**WHAT THE TASK REQUIRES**
Transcribe all of the data exactly. Omit the pictures.

**DATASET CONTENT**
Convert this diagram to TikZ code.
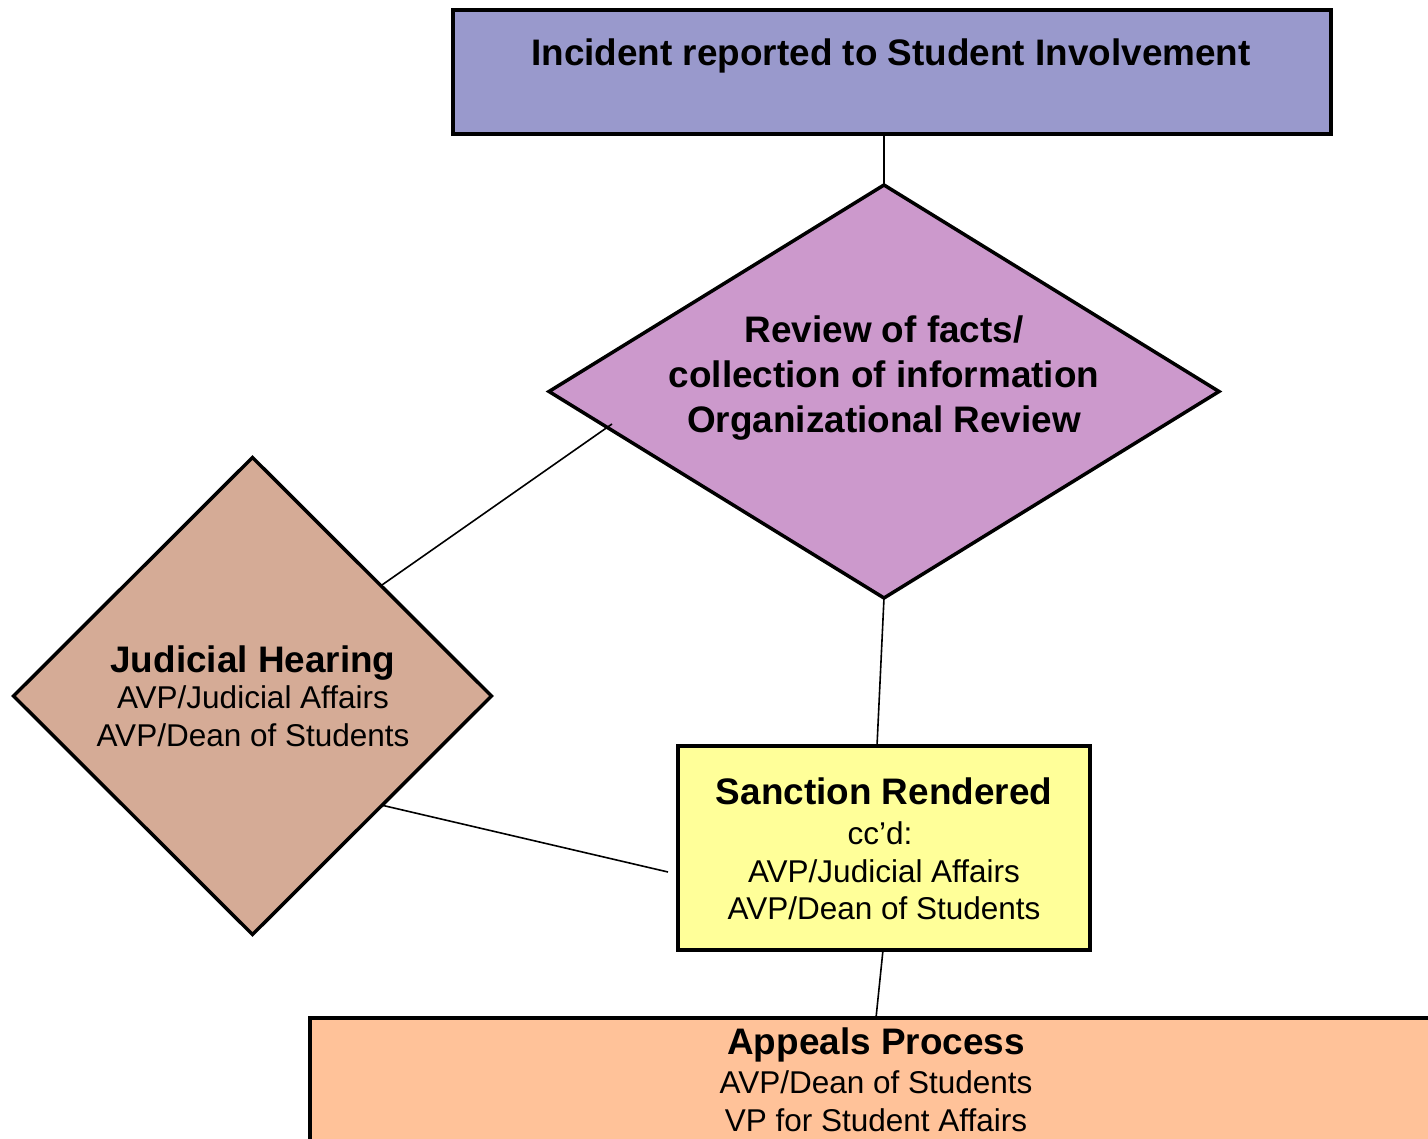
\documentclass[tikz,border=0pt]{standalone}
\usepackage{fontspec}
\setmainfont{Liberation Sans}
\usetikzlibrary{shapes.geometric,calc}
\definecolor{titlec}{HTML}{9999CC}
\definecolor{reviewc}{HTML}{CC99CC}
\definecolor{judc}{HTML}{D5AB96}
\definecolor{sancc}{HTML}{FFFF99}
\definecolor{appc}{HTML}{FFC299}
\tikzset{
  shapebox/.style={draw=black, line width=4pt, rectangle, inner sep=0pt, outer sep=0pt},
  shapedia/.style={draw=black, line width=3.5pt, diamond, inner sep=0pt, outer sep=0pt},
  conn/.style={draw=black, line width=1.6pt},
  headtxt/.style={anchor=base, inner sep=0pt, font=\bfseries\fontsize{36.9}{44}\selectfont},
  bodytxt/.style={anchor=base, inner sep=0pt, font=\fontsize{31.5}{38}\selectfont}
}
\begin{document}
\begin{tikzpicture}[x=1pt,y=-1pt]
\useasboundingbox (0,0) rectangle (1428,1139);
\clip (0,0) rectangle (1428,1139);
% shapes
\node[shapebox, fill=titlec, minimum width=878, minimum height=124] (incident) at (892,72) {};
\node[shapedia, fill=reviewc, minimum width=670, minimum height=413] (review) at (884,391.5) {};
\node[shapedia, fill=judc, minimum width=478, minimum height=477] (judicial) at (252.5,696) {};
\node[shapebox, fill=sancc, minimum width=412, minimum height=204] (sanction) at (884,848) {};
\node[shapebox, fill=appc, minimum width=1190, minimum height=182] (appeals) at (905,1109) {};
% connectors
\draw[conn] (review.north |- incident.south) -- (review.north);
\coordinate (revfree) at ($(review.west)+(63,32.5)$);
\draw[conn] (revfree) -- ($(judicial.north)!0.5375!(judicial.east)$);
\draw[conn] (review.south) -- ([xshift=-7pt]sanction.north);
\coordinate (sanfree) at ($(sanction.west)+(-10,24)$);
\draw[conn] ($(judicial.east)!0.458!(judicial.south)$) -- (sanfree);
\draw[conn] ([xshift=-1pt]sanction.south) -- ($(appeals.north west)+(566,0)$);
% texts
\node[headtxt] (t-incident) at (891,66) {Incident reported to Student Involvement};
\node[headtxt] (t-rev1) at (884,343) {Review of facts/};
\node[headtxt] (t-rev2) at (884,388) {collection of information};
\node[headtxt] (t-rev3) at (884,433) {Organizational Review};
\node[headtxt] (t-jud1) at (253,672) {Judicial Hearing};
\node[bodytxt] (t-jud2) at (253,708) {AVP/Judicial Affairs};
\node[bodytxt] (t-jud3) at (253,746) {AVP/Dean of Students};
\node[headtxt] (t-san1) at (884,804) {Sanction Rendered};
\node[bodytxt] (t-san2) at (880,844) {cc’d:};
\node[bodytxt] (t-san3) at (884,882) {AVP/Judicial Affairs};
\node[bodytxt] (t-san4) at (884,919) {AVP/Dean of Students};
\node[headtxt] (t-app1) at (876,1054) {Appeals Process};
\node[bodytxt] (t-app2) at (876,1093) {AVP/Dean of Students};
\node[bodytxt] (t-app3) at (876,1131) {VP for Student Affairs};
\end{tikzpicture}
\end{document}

**RESULT OF THIS EXERCISE**
Convert this diagram to TikZ code.
\documentclass[tikz,border=0pt]{standalone}
\usepackage{fontspec}
\setmainfont{Liberation Sans}
\usetikzlibrary{shapes.geometric,calc}
\definecolor{titlec}{HTML}{9999CC}
\definecolor{reviewc}{HTML}{CC99CC}
\definecolor{judc}{HTML}{D5AB96}
\definecolor{sancc}{HTML}{FFFF99}
\definecolor{appc}{HTML}{FFC299}
\tikzset{
  shapebox/.style={draw=black, line width=4pt, rectangle, inner sep=0pt, outer sep=0pt},
  shapedia/.style={draw=black, line width=3.5pt, diamond, inner sep=0pt, outer sep=0pt},
  conn/.style={draw=black, line width=1.6pt},
  headtxt/.style={anchor=base, inner sep=0pt, font=\bfseries\fontsize{36.9}{44}\selectfont},
  bodytxt/.style={anchor=base, inner sep=0pt, font=\fontsize{31.5}{38}\selectfont}
}
\begin{document}
\begin{tikzpicture}[x=1pt,y=-1pt]
\useasboundingbox (0,0) rectangle (1428,1139);
\clip (0,0) rectangle (1428,1139);
% shapes
\node[shapebox, fill=titlec, minimum width=878, minimum height=124] (incident) at (892,72) {};
\node[shapedia, fill=reviewc, minimum width=670, minimum height=413] (review) at (884,391.5) {};
\node[shapedia, fill=judc, minimum width=478, minimum height=477] (judicial) at (252.5,696) {};
\node[shapebox, fill=sancc, minimum width=412, minimum height=204] (sanction) at (884,848) {};
\node[shapebox, fill=appc, minimum width=1190, minimum height=182] (appeals) at (905,1109) {};
% connectors
\draw[conn] (review.north |- incident.south) -- (review.north);
\coordinate (revfree) at ($(review.west)+(63,32.5)$);
\draw[conn] (revfree) -- ($(judicial.north)!0.5375!(judicial.east)$);
\draw[conn] (review.south) -- ([xshift=-7pt]sanction.north);
\coordinate (sanfree) at ($(sanction.west)+(-10,24)$);
\draw[conn] ($(judicial.east)!0.458!(judicial.south)$) -- (sanfree);
\draw[conn] ([xshift=-1pt]sanction.south) -- ($(appeals.north west)+(566,0)$);
% texts
\node[headtxt] (t-incident) at (891,66) {Incident reported to Student Involvement};
\node[headtxt] (t-rev1) at (884,343) {Review of facts/};
\node[headtxt] (t-rev2) at (884,388) {collection of information};
\node[headtxt] (t-rev3) at (884,433) {Organizational Review};
\node[headtxt] (t-jud1) at (253,672) {Judicial Hearing};
\node[bodytxt] (t-jud2) at (253,708) {AVP/Judicial Affairs};
\node[bodytxt] (t-jud3) at (253,746) {AVP/Dean of Students};
\node[headtxt] (t-san1) at (884,804) {Sanction Rendered};
\node[bodytxt] (t-san2) at (880,844) {cc’d:};
\node[bodytxt] (t-san3) at (884,882) {AVP/Judicial Affairs};
\node[bodytxt] (t-san4) at (884,919) {AVP/Dean of Students};
\node[headtxt] (t-app1) at (876,1054) {Appeals Process};
\node[bodytxt] (t-app2) at (876,1093) {AVP/Dean of Students};
\node[bodytxt] (t-app3) at (876,1131) {VP for Student Affairs};
\end{tikzpicture}
\end{document}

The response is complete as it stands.